Vortrag von Jürgen Warmbrunn im Rahmen der Tagung „NS-Bibliothekspolitik und -praxis in Europa“ in der Bibliothèque nationale du Luxembourg
Die Internationale Tagung wird von Claude D. Conter und Jean-Marie Reding geleitet.
Datum: 27.-29. Oktober 2022
Zu den Aufgaben der Luxemburger Nationalbibliothek gehört u.a. die Erforschung der Luxemburger Bibliothekslandschaft vom Echternacher Sriptorium bis ins 21. Jahrhundert. Die Tagung „NS-Bibliothekspolitik und -praxis in Europa“ schreibt sich in diesen Forschungsschwerpunkt ein. Ziel ist es, die Bibliothekslandschaft in den angeschlossenen und besetzten Gebieten im europäischen Vergleich zu beschreiben.
Ausgangspunkt der Tagung ist die Beobachtung, dass sich die Bibliothekslandschaften in Europa infolge der nationalsozialistischen Bibliothekspolitik wesentlich verändert hat. Zunächst wurde das Bibliothekswesen nach der Machtübernahme durch die Nationalsozialisten in Deutschland weitgehend umgekrempelt; neben Neubesetzungen und der politisch-ideologischen Umformung der Bibliotheken bestimmten das ›Generalreferat für das Bibliothekswesen‹ und der ›Reichsbeirat für Bibliotheksangelegenheiten‹ auch Veränderungen bezüglich des Ausbildungswesens, der Nutzungs-, Prüfungs- oder Katalogisierungsordnungen, wie etwa die Einführung des Deutschen Gesamtkatalogs. Vor allem aber wurden eine grundlegende Reform der Bestandspolitik und eine Aufteilung in unterschiedliche Kategorien von Bibliotheken mit je unterschiedlichen Aufgaben vorgenommen: wissenschaftliche Bibliotheken, ›Volksbüchereien‹ oder Schulbibliotheken. Wissenschaftliche Bibliotheken, also Staats-, Landes- und Universitätsbibliotheken, hatten aufgrund eines themen- und fächerübergreifenden Sammlungsauftrages eine weniger rigide Bestandspolitik als die ›Volksbüchereien‹, die zu einem zentralen Lenkungsinstrument der nationalsozialistischen Erziehungs-und Kulturpolitik wurden.
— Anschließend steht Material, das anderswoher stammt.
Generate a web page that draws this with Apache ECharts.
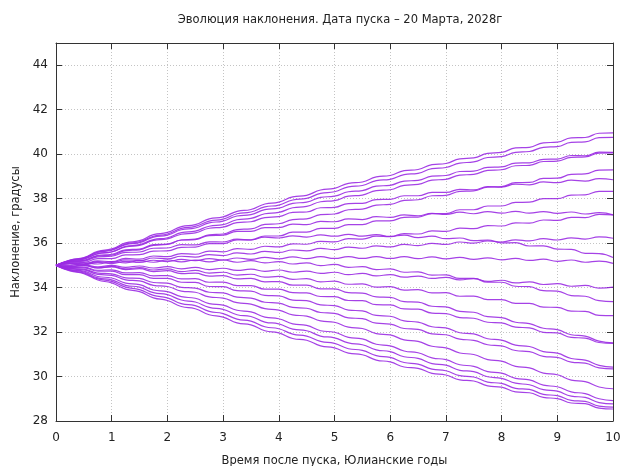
<!DOCTYPE html>
<html>
<head>
<meta charset="utf-8">
<script src="https://cdn.jsdelivr.net/npm/echarts@6/dist/echarts.min.js"></script>
<style>
html,body{margin:0;padding:0;background:#fff}
#chart{width:623px;height:466px}
</style>
</head>
<body>
<div id="chart"></div>
<script>
// Sampling times, Julian years after launch (quarter-year steps)
const years = [0,0.25,0.5,0.75,1,1.25,1.5,1.75,2,2.25,2.5,2.75,3,3.25,3.5,3.75,4,4.25,4.5,4.75,5,5.25,5.5,5.75,6,6.25,6.5,6.75,7,7.25,7.5,7.75,8,8.25,8.5,8.75,9,9.25,9.5,9.75,10];

// Inclination histories, degrees, one per initial node position
const orbit01 = [35,35.24,35.35,35.63,35.74,36.01,36.11,36.38,36.48,36.74,36.83,37.09,37.18,37.43,37.51,37.76,37.84,38.08,38.15,38.39,38.46,38.69,38.75,38.98,39.04,39.26,39.31,39.53,39.58,39.79,39.83,40.04,40.08,40.28,40.31,40.51,40.54,40.73,40.75,40.94,40.96];
const orbit02 = [35,35.23,35.33,35.60,35.70,35.96,36.06,36.31,36.41,36.66,36.75,36.99,37.08,37.32,37.40,37.63,37.71,37.94,38.01,38.24,38.31,38.53,38.59,38.81,38.87,39.08,39.14,39.35,39.40,39.60,39.65,39.85,39.89,40.08,40.12,40.31,40.34,40.53,40.55,40.74,40.76];
const orbit03 = [35,35.22,35.32,35.58,35.68,35.93,36.02,36.27,36.36,36.60,36.68,36.91,36.99,37.22,37.28,37.51,37.57,37.79,37.84,38.06,38.11,38.31,38.36,38.56,38.60,38.79,38.82,39.01,39.04,39.22,39.24,39.41,39.43,39.60,39.61,39.77,39.78,39.94,39.93,40.09,40.08];
const orbit04 = [35,35.20,35.29,35.53,35.61,35.85,35.93,36.16,36.24,36.47,36.54,36.76,36.83,37.05,37.11,37.32,37.38,37.59,37.65,37.86,37.91,38.11,38.16,38.36,38.40,38.60,38.64,38.83,38.87,39.06,39.09,39.27,39.30,39.48,39.50,39.67,39.69,39.86,39.88,40.05,40.06];
const orbit05 = [35,35.20,35.28,35.52,35.60,35.83,35.90,36.12,36.19,36.40,36.46,36.67,36.72,36.92,36.96,37.15,37.19,37.38,37.40,37.59,37.61,37.78,37.79,37.96,37.97,38.13,38.13,38.28,38.28,38.42,38.40,38.54,38.52,38.65,38.62,38.75,38.72,38.83,38.79,38.90,38.85];
const orbit06 = [35,35.17,35.21,35.42,35.46,35.66,35.70,35.90,35.94,36.14,36.18,36.37,36.41,36.61,36.64,36.84,36.87,37.06,37.09,37.28,37.31,37.50,37.53,37.71,37.74,37.92,37.95,38.13,38.15,38.33,38.35,38.52,38.54,38.72,38.73,38.91,38.92,39.09,39.11,39.28,39.29];
const orbit07 = [35,35.18,35.23,35.45,35.50,35.70,35.73,35.93,35.96,36.14,36.16,36.34,36.36,36.53,36.53,36.70,36.70,36.85,36.83,36.98,36.96,37.09,37.06,37.19,37.16,37.27,37.23,37.34,37.29,37.39,37.32,37.42,37.35,37.43,37.35,37.42,37.34,37.40,37.31,37.37,37.27];
const orbit08 = [35,35.13,35.13,35.30,35.30,35.47,35.48,35.64,35.65,35.81,35.82,35.98,35.98,36.15,36.15,36.32,36.32,36.49,36.49,36.66,36.66,36.83,36.83,37.00,37.00,37.16,37.17,37.33,37.33,37.50,37.50,37.67,37.67,37.83,37.84,38.00,38.00,38.16,38.17,38.33,38.33];
const orbit09 = [35,35.15,35.19,35.38,35.41,35.58,35.60,35.77,35.78,35.93,35.92,36.06,36.05,36.18,36.14,36.27,36.23,36.33,36.27,36.37,36.31,36.39,36.31,36.38,36.30,36.36,36.25,36.31,36.20,36.23,36.11,36.14,36.01,36.02,35.87,35.88,35.73,35.72,35.54,35.53,35.35];
const orbit10 = [35,35.09,35.07,35.20,35.17,35.31,35.28,35.42,35.39,35.53,35.50,35.64,35.61,35.75,35.72,35.86,35.83,35.97,35.95,36.08,36.06,36.20,36.18,36.31,36.29,36.43,36.41,36.55,36.53,36.67,36.65,36.79,36.77,36.91,36.90,37.04,37.02,37.16,37.15,37.29,37.27];
const orbit11 = [35,35.08,35.05,35.17,35.13,35.25,35.21,35.33,35.29,35.41,35.37,35.48,35.44,35.56,35.51,35.63,35.58,35.69,35.65,35.76,35.71,35.82,35.77,35.88,35.83,35.94,35.89,35.99,35.94,36.05,36.00,36.10,36.05,36.15,36.10,36.20,36.14,36.24,36.18,36.28,36.22];
const orbit12 = [35,35.07,35.02,35.13,35.08,35.18,35.13,35.23,35.17,35.27,35.21,35.30,35.24,35.33,35.27,35.36,35.29,35.38,35.30,35.39,35.31,35.39,35.31,35.39,35.31,35.39,35.30,35.38,35.29,35.36,35.27,35.34,35.25,35.31,35.22,35.28,35.18,35.24,35.14,35.19,35.09];
const orbit13 = [35,34.99,35.11,35.06,35.17,35.11,35.21,35.14,35.24,35.16,35.24,35.16,35.24,35.14,35.21,35.11,35.17,35.06,35.11,34.99,35.04,34.91,34.94,34.81,34.84,34.69,34.71,34.56,34.57,34.41,34.41,34.24,34.24,34.06,34.04,33.86,33.84,33.64,33.61,33.41,33.37];
const orbit14 = [35,34.95,35.02,34.93,35.00,34.91,34.97,34.88,34.94,34.84,34.91,34.81,34.87,34.77,34.83,34.73,34.79,34.69,34.74,34.64,34.69,34.58,34.64,34.53,34.58,34.47,34.52,34.41,34.46,34.35,34.40,34.28,34.33,34.21,34.26,34.14,34.18,34.06,34.10,33.98,34.02];
const orbit15 = [35,34.94,35.00,34.89,34.95,34.84,34.90,34.79,34.84,34.72,34.77,34.65,34.69,34.56,34.60,34.47,34.50,34.37,34.40,34.26,34.29,34.15,34.17,34.02,34.04,33.89,33.91,33.76,33.77,33.61,33.62,33.46,33.46,33.29,33.29,33.12,33.11,32.94,32.93,32.75,32.74];
const orbit16 = [35,34.93,34.99,34.88,34.93,34.81,34.85,34.72,34.76,34.63,34.65,34.52,34.54,34.39,34.41,34.26,34.27,34.11,34.11,33.94,33.94,33.77,33.75,33.58,33.56,33.37,33.35,33.16,33.13,32.93,32.89,32.69,32.65,32.44,32.38,32.17,32.11,31.88,31.82,31.59,31.52];
const orbit17 = [35,34.90,34.92,34.78,34.80,34.66,34.67,34.53,34.54,34.39,34.40,34.24,34.25,34.09,34.09,33.93,33.93,33.77,33.76,33.60,33.59,33.42,33.41,33.23,33.22,33.04,33.03,32.85,32.83,32.65,32.62,32.44,32.41,32.22,32.19,31.99,31.96,31.76,31.73,31.53,31.49];
const orbit18 = [35,34.89,34.89,34.74,34.74,34.58,34.58,34.41,34.41,34.24,34.23,34.05,34.04,33.86,33.84,33.65,33.63,33.44,33.41,33.22,33.19,32.99,32.95,32.75,32.71,32.50,32.45,32.24,32.19,31.97,31.92,31.70,31.64,31.41,31.35,31.12,31.05,30.81,30.74,30.50,30.42];
const orbit19 = [35,34.86,34.83,34.65,34.62,34.44,34.41,34.23,34.20,34.01,33.98,33.79,33.76,33.57,33.53,33.34,33.30,33.11,33.07,32.88,32.84,32.64,32.60,32.40,32.36,32.16,32.12,31.92,31.88,31.68,31.63,31.43,31.38,31.17,31.12,30.91,30.86,30.65,30.60,30.39,30.34];
const orbit20 = [35,34.84,34.80,34.59,34.55,34.35,34.30,34.10,34.05,33.84,33.79,33.58,33.53,33.32,33.26,33.05,32.99,32.77,32.72,32.50,32.44,32.22,32.16,31.93,31.87,31.65,31.58,31.36,31.29,31.06,30.99,30.76,30.69,30.46,30.39,30.15,30.08,29.84,29.77,29.53,29.45];
const orbit21 = [35,34.81,34.74,34.50,34.43,34.20,34.13,33.89,33.82,33.59,33.52,33.28,33.21,32.98,32.91,32.67,32.60,32.37,32.30,32.06,31.99,31.76,31.69,31.45,31.38,31.15,31.07,30.84,30.76,30.53,30.46,30.22,30.15,29.92,29.85,29.61,29.54,29.31,29.23,29.00,28.92];
const orbit22 = [35,34.79,34.70,34.44,34.35,34.10,34.02,33.77,33.68,33.44,33.35,33.11,33.02,32.78,32.70,32.45,32.37,32.13,32.06,31.82,31.74,31.51,31.43,31.20,31.12,30.89,30.82,30.58,30.51,30.28,30.22,29.99,29.92,29.70,29.63,29.41,29.34,29.12,29.06,28.83,28.77];
const orbit23 = [35,34.77,34.66,34.39,34.28,34.02,33.91,33.65,33.54,33.28,33.19,32.93,32.83,32.58,32.49,32.24,32.15,31.91,31.82,31.58,31.49,31.25,31.18,30.94,30.86,30.63,30.56,30.33,30.26,30.04,29.98,29.75,29.69,29.47,29.42,29.20,29.14,28.93,28.88,28.67,28.62];
const orbit24 = [35,34.75,34.63,34.34,34.21,33.93,33.82,33.54,33.42,33.15,33.05,32.78,32.67,32.41,32.32,32.06,31.96,31.71,31.63,31.38,31.29,31.05,30.98,30.74,30.66,30.43,30.37,30.14,30.07,29.85,29.80,29.58,29.52,29.31,29.27,29.06,29.01,28.81,28.78,28.58,28.54];

const orbits = [orbit01,orbit02,orbit03,orbit04,orbit05,orbit06,orbit07,orbit08,orbit09,orbit10,orbit11,orbit12,
                orbit13,orbit14,orbit15,orbit16,orbit17,orbit18,orbit19,orbit20,orbit21,orbit22,orbit23,orbit24];

// Axis ranges and ticks
const xMin = 0, xMax = 10, xStep = 1;
const yMin = 28, yMax = 45, yStep = 2;

const titleText = 'Эволюция наклонения. Дата пуска – 20 Марта, 2028г';
const xName = 'Время после пуска, Юлианские годы';
const yName = 'Наклонение, градусы';

const FONT = 'DejaVu Sans';
const INK = '#222';
const FRAME = '#333';
const LINE = '#9b2ee3';
const GRID = '#c4c4c4';

const chart = echarts.init(document.getElementById('chart'), null, {renderer: 'canvas'});

// Mirrored top/right axes close the frame and carry inward ticks only
const frameAxis = {
  axisLine: {show: true, onZero: false, lineStyle: {color: FRAME, width: 1}},
  axisTick: {show: true, inside: true, length: 6, lineStyle: {color: FRAME}},
  axisLabel: {show: false},
  splitLine: {show: false}
};

chart.setOption({
  animation: false,
  backgroundColor: '#fff',
  title: {
    text: titleText,
    left: 335,
    textAlign: 'center',
    top: 9,
    textStyle: {fontFamily: FONT, fontSize: 11.5, fontWeight: 'normal', color: INK}
  },
  grid: {left: 56, top: 43, width: 557, height: 378, containLabel: false, outerBoundsMode: 'none'},
  xAxis: [
    {
      type: 'value', min: xMin, max: xMax, interval: xStep, position: 'bottom',
      name: xName, nameLocation: 'middle', nameGap: 34,
      nameTextStyle: {fontFamily: FONT, fontSize: 11.5, color: INK},
      axisLine: {show: true, onZero: false, lineStyle: {color: FRAME, width: 1}},
      axisTick: {show: true, inside: true, length: 6, lineStyle: {color: FRAME}},
      axisLabel: {fontFamily: FONT, fontSize: 12, color: INK, margin: 11},
      splitLine: {show: true, lineStyle: {color: GRID, type: [1, 2], width: 1}}
    },
    Object.assign({type: 'value', min: xMin, max: xMax, interval: xStep, position: 'top'}, frameAxis)
  ],
  yAxis: [
    {
      type: 'value', min: yMin, max: yMax, interval: yStep, position: 'left',
      name: yName, nameLocation: 'middle', nameGap: 34, nameRotate: 90,
      nameTextStyle: {fontFamily: FONT, fontSize: 11.5, color: INK},
      axisLine: {show: true, onZero: false, lineStyle: {color: FRAME, width: 1}},
      axisTick: {show: true, inside: true, length: 6, lineStyle: {color: FRAME}},
      axisLabel: {
        fontFamily: FONT, fontSize: 12, color: INK, margin: 8,
        formatter: v => (v === yMax ? '' : String(v))
      },
      splitLine: {show: true, lineStyle: {color: GRID, type: [1, 2], width: 1}}
    },
    Object.assign({type: 'value', min: yMin, max: yMax, interval: yStep, position: 'right'}, frameAxis)
  ],
  series: orbits.map((vals, i) => ({
    name: 'orbit' + (i + 1),
    type: 'line',
    xAxisIndex: 0,
    yAxisIndex: 0,
    data: years.map((t, k) => [t, vals[k]]),
    showSymbol: false,
    smooth: 0.5,
    lineStyle: {color: LINE, width: 1.2, opacity: 0.9},
    silent: true
  }))
});
</script>
</body>
</html>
Im Gegensatz zu den kommunal verwalteten ›Volksbüchereien‹ blieben die wissenschaftlichen Bibliotheken von den ›Säuberungen‹ der zumeist lückenhaften Listen und Inventare des ›schädlichen und unerwünschten Schrifttums‹ weitgehend verschont, wenngleich der Zugang und die Benutzung wissenschaftlicher Bibliotheken eingeschränkt oder gesperrt wurden; auch unterschieden sich die Prozeduren je nach Bibliothek und Ort; sogar die Titelaufnahme im Hauptkatalog oder in Sonderkatalogen wurde in den verschiedenen Gauen unterschiedlich gehandhabt.
Während diese Veränderungen bereits ausführlich analysiert wurden, ist die Situation in den von NS-Deutschland angeschlossenen, besetzten und regierten Gebieten bislang weiterhin wenig erschlossen. So gibt es in den betreffenden europäischen Ländern nur vereinzelte Studien darüber, wie Bibliotheken aufgelöst, Bibliotheksbestände beschlagnahmt und skartiert oder neue Bibliotheksformen eingeführt wurden. Diese Prozesse der institutionellen Neuausrichtung sollen bei der Tagung konkret beschrieben und analysiert werden. Wie bereits in jüngsten Studien zur NS-Kulturpolitik in Europa vielfach nachgewiesen wurde, ist davon auszugehen, dass sich in den jeweiligen besetzten Staaten und in den Regionen unter NS-Herrschaft nicht zwingend eine einheitliche Praxis durchgesetzt wurde. So führten die Bibliothekspolitik und -entwicklung im „Dritten Reich“ keineswegs dazu, dass vergleichbare Neuerungen und Praktiken auf identische Weise in den besetzten Gebieten durchgeführt wurden. Tatsächlich sind regional sehr unterschiedliche Handhabungen der NS-Buchpolitik in Bibliotheken zu beobachten.